A Magnificent and Extremely Rare Pair of Chariot Fittings
Rosemary Scott, Senior International Academic Consultant, Asian Art
This pair of chariot fittings are a testament to the remarkable artistry and technical mastery of Eastern Zhou metal workers. The fittings are exquisitely decorated with a combination of reticulation and inlay. The inlay, which is wrought with exceptional skill, uses both gold and silver to achieve dazzling and complex designs depicting dragons and phoenixes. These inlays would have been created by casting shallow indentations on the original bronze object and then inlaying the gold and silver, which was worked cold. The head and elongated neck of the phoenix provides the projecting element, while the dragon, with open-work body writhes over the main part of the fitting, provides a hook element, and appears to chase the phoenix. It is significant that the two bronze chariots excavated from the tomb of Qin Shihuang, the First Emperor (221–210 BC) – a liche and an anche – were both decorated with dragons. The emperor specifically associated himself with the dragon, while comparing his empress to the legendary phoenix, and from this time to the end of the dynastic period the dragon and phoenix were symbols of imperial power. It is possible, therefore, that these fittings were made for an emperor, which might explain their unusually large size combined with their lavish decoration.

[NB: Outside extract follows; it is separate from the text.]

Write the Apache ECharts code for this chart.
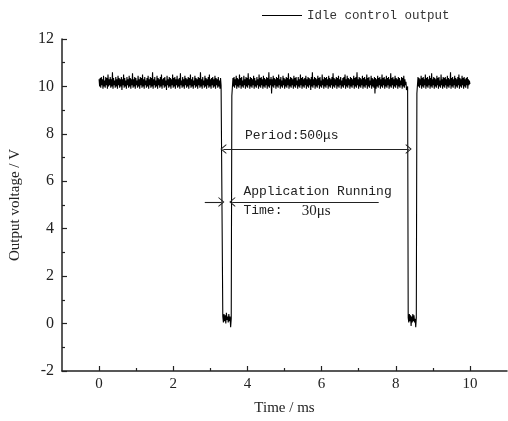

Chariots were not a Chinese invention, and those used in China were developed from the chariots of non-Chinese tribes in the north. Although it has been suggested that chariots may have been used in China as much as four centuries earlier, the tomb of King Wuding (r. c. 1200-1118 BCE) of the Shang dynasty at Anyang is the earliest of the horse and chariot burials discovered to date, The regular discovery of weapons in association with Shang dynasty chariots suggests that they were used for military purposes. However, the use of chariots in battle was limited by their inability to cope with rocky terrain, and it seems that they were more often used as mobile command posts or for ceremonial use. In Sunzi’s Art of War (c. 5th century BCE) there is a description which would suggest the former:
‘One chariot carries three mailed officers, seventytwo foot troops accompany it. Additionally, there are ten cooks and servants, five men to take care of uniforms, five grooms in charge of fodder, and five men to collect firewood and draw water. Seventy-five men to one light chariot, twenty-five to one baggage wagon, so that taking the two together one hundred men compose a company.’ (See Jenny So and Emma C. Bunker, Traders and Raiders on China’s Northern Frontier, Seattle and Washington, 1995, p. 26.)
The Zhou dynasty Shijing (Book of Odes) also describes elaborately decorated chariots which were decked with multicoloured banners, tassels, and bells. Chariots are even mentioned in the Zhao Hun (Summoning of the Soul), which is often attributed to Qu Yuan (c. 340–278 BCE), but which may have been written by Song Yu (fl. 298–263 BCE). One section of Zhao Hun describes the joys of riding in a royal park in a magnificent chariot:
‘You shall explore, O Soul, the parks in spring;
Your jewelled axels gleaming in the sun
And yoke inlaid with gold;’
Ending with: ‘O Soul come back and live for these
delights’ (Translated by Arthur Waley, Translations
from the Chinese, New York, 1941, p. 14.)
The kind of chariots for which the current chariot fittings were made first appeared during the Zhou dynasty for the use of kings, their consorts, and other members of the aristocracy. The size of the chariot and the number of horses used to pull it depended on the rank and sex of the occupant. It is interesting to note that a chariot with fittings somewhat similar to the current pair was excavated in 1980 from a late 3rd century tomb to the west of Qin Shihuang’s mausoleum (see Cheng Xuehua, ‘Qin Shihuang ling yi hao tongchema’, Kaogu yu Wenwu, 1990, no. 5, frontispiece and pp. 1-2; Sun Ji, ‘Luelun Shihuang lingyi hao tongche’, Wenwu, 1991, no. 1, pp. 14-19). Such fittings were attached to the front of the chariot to support a cross-bow. The cross-bow would have been suspended so that it rested on the curved neck of the phoenix, while the stock of the cross-bow rested against the upper part of the chariot. In this position the trigger mechanism of the cross-bow would have been within reach of the charioteer, and the string of the bow could have been drawn using the gaping mouth of the dragon on the fitting.
Very few chariot-fittings of this type have survived, but fittings of similar type, albeit of simpler design were excavated at Jincun in the 1920s (see Sueji Umehara, ‘Rakuyo Kinson Kobo Shuei’ (Report of the Findings of the Old Tombs at Jincun, Luoyang), Kyoto, 1937, pls. 53-56). The Jincun find included four pairs of fittings with dragon heads and bodies cast in relief (although without open-work). Another pair of chariot fittings, now in the Idemitsu Collection have similar phoenix heads to those on the current fittings (illustrated Idemitsu Museum of Arts, Ancient Chinese Arts in the Idemitsu Collection, Tokyo, 1989, no. 219).